Clojure can interact with Java constructors, methods, and fields.
This program calls the \clj{getParent} on a constructed
\clj{File}
instance, returning a nullable string.

\begin{exmp}
\begin{cljlisting}
(*interop .getParent (*interop new File "a/b" interop*) interop*)  ;=> "a" :- (U nil Str)
\end{cljlisting}
\label{example:getparent-direct-constructor}
\end{exmp}
%
Typed Clojure can integrate with the Clojure compiler to avoid expensive reflective 
calls like \clj{getParent}, however if a specific overload cannot be found based on the
surrounding static context, a type error is thrown.

\begin{cljlisting}
(fn [f] (*interop .getParent f interop*)) ; Type Error: Unresolved interop: getParent
\end{cljlisting}

Function arguments default to \clj{Any}, which is similar to a union of all types. Ascribing
a parameter type allows Typed Clojure to find a specific method.
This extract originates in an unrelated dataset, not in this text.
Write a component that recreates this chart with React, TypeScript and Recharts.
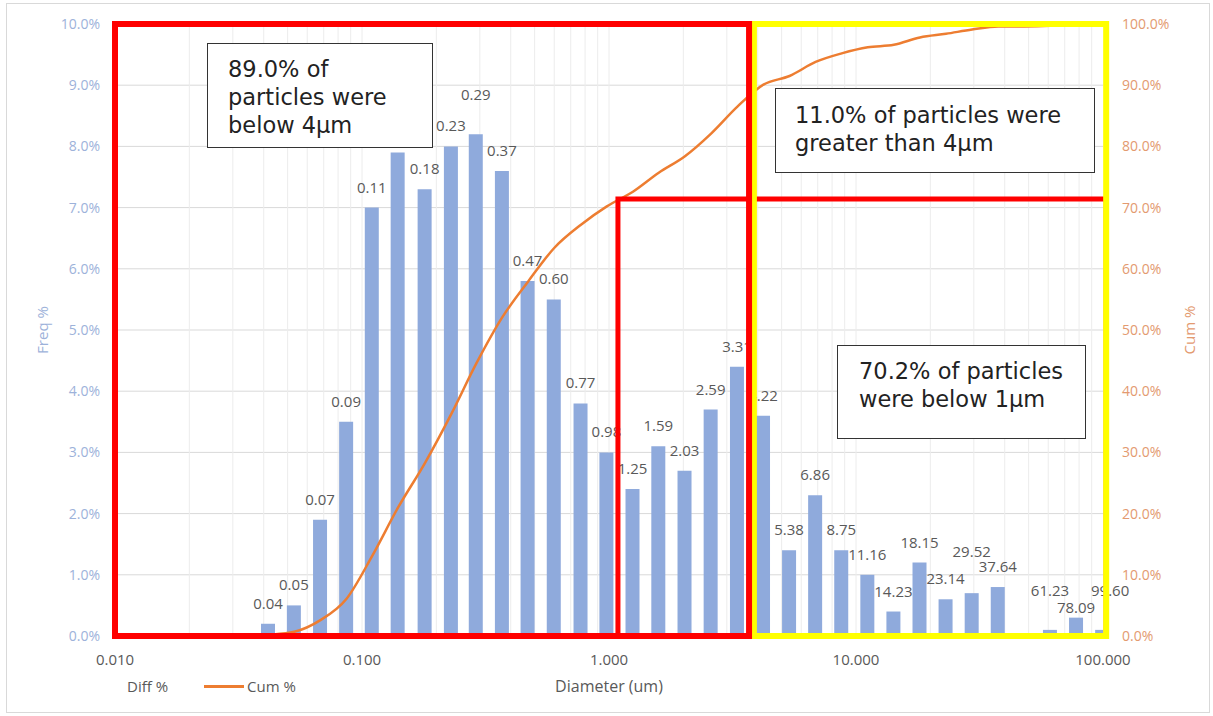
import React from 'react';
import {
  ComposedChart,
  Bar,
  Line,
  XAxis,
  YAxis,
  CartesianGrid,
  ReferenceArea,
  ReferenceLine,
  Legend,
  LabelList,
} from 'recharts';

// bin diameters (um), log spaced
const diameters = [
  0.0124, 0.0158, 0.0201, 0.0257, 0.0327, 0.0418, 0.0532, 0.0679, 0.0866,
  0.11, 0.14, 0.18, 0.23, 0.29, 0.37, 0.47, 0.6, 0.77, 0.98,
  1.25, 1.59, 2.03, 2.59, 3.31, 4.22, 5.38, 6.86, 8.75,
  11.16, 14.23, 18.15, 23.14, 29.52, 37.64, 48.0, 61.23, 78.09, 99.6,
];

// Diff % (left axis)
const diffPct = [
  0, 0, 0, 0, 0, 0.2, 0.5, 1.9, 3.5,
  7.0, 7.9, 7.3, 8.0, 8.2, 7.6, 5.8, 5.5, 3.8, 3.0,
  2.4, 3.1, 2.7, 3.7, 4.4, 3.6, 1.4, 2.3, 1.4,
  1.0, 0.4, 1.2, 0.6, 0.7, 0.8, 0, 0.1, 0.3, 0.1,
];

// Cum % (right axis)
const cumPct = [
  0, 0, 0, 0, 0, 0.2, 0.7, 2.6, 6.1,
  13.1, 21.0, 28.3, 36.3, 44.5, 52.1, 57.9, 63.4, 67.2, 70.2,
  72.6, 75.7, 78.4, 82.1, 86.5, 90.1, 91.5, 93.8, 95.2,
  96.2, 96.6, 97.8, 98.4, 99.1, 99.6, 99.6, 99.7, 100.0, 100.0,
];

const majorTicks = [0.01, 0.1, 1, 10, 100];
const minorTicks = [
  0.02, 0.03, 0.04, 0.05, 0.06, 0.07, 0.08, 0.09, 0.1,
  0.2, 0.3, 0.4, 0.5, 0.6, 0.7, 0.8, 0.9, 1,
  2, 3, 4, 5, 6, 7, 8, 9, 10,
  20, 30, 40, 50, 60, 70, 80, 90,
];
const freqTicks = [0, 1, 2, 3, 4, 5, 6, 7, 8, 9, 10];
const cumTicks = [0, 10, 20, 30, 40, 50, 60, 70, 80, 90, 100];

const FONT = '"Open Sans", "Liberation Sans", sans-serif';
const BOX_FONT = '"DejaVu Sans", sans-serif';
const BAR_COLOR = '#8FAADC';
const LINE_COLOR = '#ED7D31';

// the 0.14 label sits behind the first text box in the original
const hiddenTags = ['0.14'];

const data = diameters.map((d, i) => {
  const tag = diffPct[i] > 0 ? d.toFixed(2) : '';
  return {
    d,
    diff: diffPct[i],
    cum: cumPct[i],
    tag: hiddenTags.includes(tag) ? '' : tag,
  };
});

// a few labels sit higher / lower than the rest
const labelNudge: Record<string, [number, number]> = {
  '0.29': [0, 40],
  '29.52': [0, 42],
  '61.23': [0, 40],
  '99.60': [8, 40],
  '78.09': [0, 11],
};

const renderBinLabel = (props: any) => {
  const { x, y, width, value } = props;
  if (!value) return null;
  const [dx, lift] = labelNudge[value] || [0, 21];
  return (
    <text
      x={Number(x) + Number(width) / 2 + dx}
      y={Number(y) - lift}
      textAnchor="middle"
      dominantBaseline="central"
      fill="#595959"
      fontSize={15}
      fontFamily={FONT}
    >
      {value}
    </text>
  );
};

const renderLegend = (props: any) => {
  const items = [...(props.payload || [])].sort(
    (a: any, b: any) => (a.type === 'line' ? 1 : 0) - (b.type === 'line' ? 1 : 0)
  );
  return (
    <div
      style={{
        display: 'flex',
        alignItems: 'center',
        height: 20,
        fontFamily: FONT,
        fontSize: 15,
        color: '#595959',
      }}
    >
      {items.map((item: any) => (
        <div key={item.value} style={{ display: 'flex', alignItems: 'center', marginRight: 36 }}>
          {item.type === 'line' && (
            <span
              style={{
                display: 'inline-block',
                width: 40,
                height: 3,
                background: item.color,
                marginRight: 3,
              }}
            />
          )}
          <span>{item.value}</span>
        </div>
      ))}
    </div>
  );
};

const boxStyle: React.CSSProperties = {
  position: 'absolute',
  background: 'white',
  border: '1px solid #333',
  fontFamily: BOX_FONT,
  fontSize: 22.5,
  lineHeight: '28px',
  color: '#222',
  boxSizing: 'border-box',
  whiteSpace: 'pre',
};

export default function App() {
  return (
    <div style={{ position: 'absolute', left: 0, top: 0, width: 1213, height: 716, background: 'white' }}>
      <div
        style={{
          position: 'absolute',
          left: 6,
          top: 3,
          width: 1204,
          height: 710,
          border: '1px solid #D9D9D9',
          boxSizing: 'border-box',
        }}
      />
      <ComposedChart
        width={1213}
        height={716}
        data={data}
        margin={{ top: 24, right: 0, bottom: 20, left: 0 }}
      >
        <CartesianGrid vertical={false} yAxisId="left" stroke="#D9D9D9" />
        {minorTicks.map((v) => (
          <ReferenceLine key={v} x={v} yAxisId="left" stroke="#ECECEC" zIndex={-90} />
        ))}
        <XAxis
          dataKey="d"
          type="number"
          scale="log"
          domain={[0.01, 100]}
          allowDataOverflow
          ticks={majorTicks}
          interval={0}
          tickFormatter={(v: number) => v.toFixed(3)}
          axisLine={false}
          tickLine={false}
          tickMargin={12}
          height={40}
          tick={{ fill: '#595959', fontSize: 15, fontFamily: FONT }}
          label={{
            value: 'Diameter (um)',
            position: 'bottom',
            offset: 5,
            fill: '#595959',
            fontSize: 16,
            fontFamily: FONT,
          }}
        />
        <YAxis
          yAxisId="left"
          domain={[0, 10]}
          ticks={freqTicks}
          interval={0}
          tickFormatter={(v: number) => `${v.toFixed(1)}%`}
          axisLine={false}
          tickLine={false}
          tickMargin={9}
          width={115}
          tick={{ fill: '#9DB2DA', fontSize: 14, fontFamily: FONT }}
          label={{
            value: 'Freq %',
            angle: -90,
            position: 'insideLeft',
            offset: 43,
            fill: '#9DB2DA',
            fontSize: 15,
            fontFamily: FONT,
            style: { textAnchor: 'middle' },
          }}
        />
        <YAxis
          yAxisId="right"
          orientation="right"
          domain={[0, 100]}
          ticks={cumTicks}
          interval={0}
          tickFormatter={(v: number) => `${v.toFixed(1)}%`}
          axisLine={false}
          tickLine={false}
          tickMargin={13}
          width={110}
          tick={{ fill: '#E39A70', fontSize: 14, fontFamily: FONT }}
          label={{
            value: 'Cum %',
            angle: -90,
            position: 'insideRight',
            offset: 23,
            fill: '#E39A70',
            fontSize: 15,
            fontFamily: FONT,
            style: { textAnchor: 'middle' },
          }}
        />
        <Legend
          content={renderLegend}
          wrapperStyle={{ left: 127, top: 676, width: 'auto' }}
        />
        <Bar
          yAxisId="left"
          dataKey="diff"
          name="Diff %"
          fill={BAR_COLOR}
          barSize={14}
          isAnimationActive={false}
        >
          <LabelList dataKey="tag" content={renderBinLabel} />
        </Bar>
        <Line
          yAxisId="right"
          dataKey="cum"
          name="Cum %"
          type="monotone"
          stroke={LINE_COLOR}
          strokeWidth={2.5}
          dot={false}
          isAnimationActive={false}
        />
        <ReferenceArea
          yAxisId="left"
          x1={1.087}
          x2={103}
          y1={0}
          y2={7.14}
          fill="none"
          fillOpacity={0}
          stroke="#FF0000"
          strokeWidth={5}
          ifOverflow="visible"
          zIndex={2500}
        />
        <ReferenceArea
          yAxisId="left"
          x1={3.86}
          x2={103}
          y1={0}
          y2={10}
          fill="none"
          fillOpacity={0}
          stroke="#FFFF00"
          strokeWidth={6}
          ifOverflow="visible"
          zIndex={2600}
        />
        <ReferenceArea
          yAxisId="left"
          x1={0.01}
          x2={3.69}
          y1={0}
          y2={10}
          fill="none"
          fillOpacity={0}
          stroke="#FF0000"
          strokeWidth={6}
          ifOverflow="visible"
          zIndex={2700}
        />
      </ComposedChart>
      <div style={{ ...boxStyle, left: 207, top: 43, width: 226, height: 105, padding: '11px 0 0 20px' }}>
        {'89.0% of\nparticles were\nbelow 4µm'}
      </div>
      <div style={{ ...boxStyle, left: 775, top: 88, width: 320, height: 85, padding: '12px 0 0 19px' }}>
        {'11.0% of particles were\ngreater than 4µm'}
      </div>
      <div style={{ ...boxStyle, left: 837, top: 345, width: 249, height: 94, padding: '11px 0 0 21px' }}>
        {'70.2% of particles\nwere below 1µm'}
      </div>
    </div>
  );
}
%Calls to Java methods and fields have prefix notation
%like \clj{(.method target args*)} and \clj{(.field target)} respectively,
%with method and field names prefixed with a dot and methods taking some number of arguments.

\begin{exmp}
\begin{cljlisting}
(*typed ann parent [(U nil File) -> (U nil Str)] typed*)
(defn parent [f] (if f (*interop .getParent f interop*) nil))
\end{cljlisting}
\label{example:parent-if}
\end{exmp}

%\begin{exmp}
%\inputminted[firstline=18,lastline=19]{clojure}{code/demo/src/demo/parent3.clj}
%\end{exmp}

The conditional guards from dereferencing \clj{nil}, and---as before---removing 
it is a static type error, as typed code could possibly dereference \clj{nil}.

\begin{cljlisting}
(defn parent-bad-in [f :- (U nil File)]
  (*interop .getParent f interop*)) ; Type Error: Cannot call instance method on nil.
\end{cljlisting}

Typed Clojure rejects programs that assume methods cannot return \clj{nil}.

\begin{cljlisting}
(defn parent-bad-out [f :- File] :- Str
  (*interop .getParent f interop*)) ; Type Error: Expected Str, given (U nil Str).
\end{cljlisting}

Method targets can never be \clj{nil}.
Typed Clojure also prevents passing \clj{nil} as Java method or
constructor arguments by default---this restriction can be
adjusted per method.

%
%Typed Clojure and Java treat \java{null} differently.
%In Clojure, where it is known as \clj{nil}, Typed Clojure assigns it an explicit type
%called \clj{nil}. In Java \java{null} is implicitly a member of any reference type.
%This means the Java static type \java{String} is equivalent to
%\clj{(U nil String)} in Typed Clojure.
%
%Reference types in Java are nullable, so to guarantee a method call does not
%leak \java{null} into a Typed Clojure program we
%must assume methods can return \clj{nil}.
%
In contrast, JVM invariants guarantee constructors return non-null.\footnote{\url{http://docs.oracle.com/javase/specs/jls/se7/html/jls-15.html\#jls-15.9.4}}
%
\begin{exmp}
\begin{cljlisting}
(*invoke parent (*interop new File s interop*) invoke*)
\end{cljlisting}
\end{exmp}


\section{Multimethods}

\label{sec:multioverview}

\emph{Multimethods} are a kind of extensible function---combining a \emph{dispatch function} with 
one or more \emph{methods}---widely used to define Clojure operations.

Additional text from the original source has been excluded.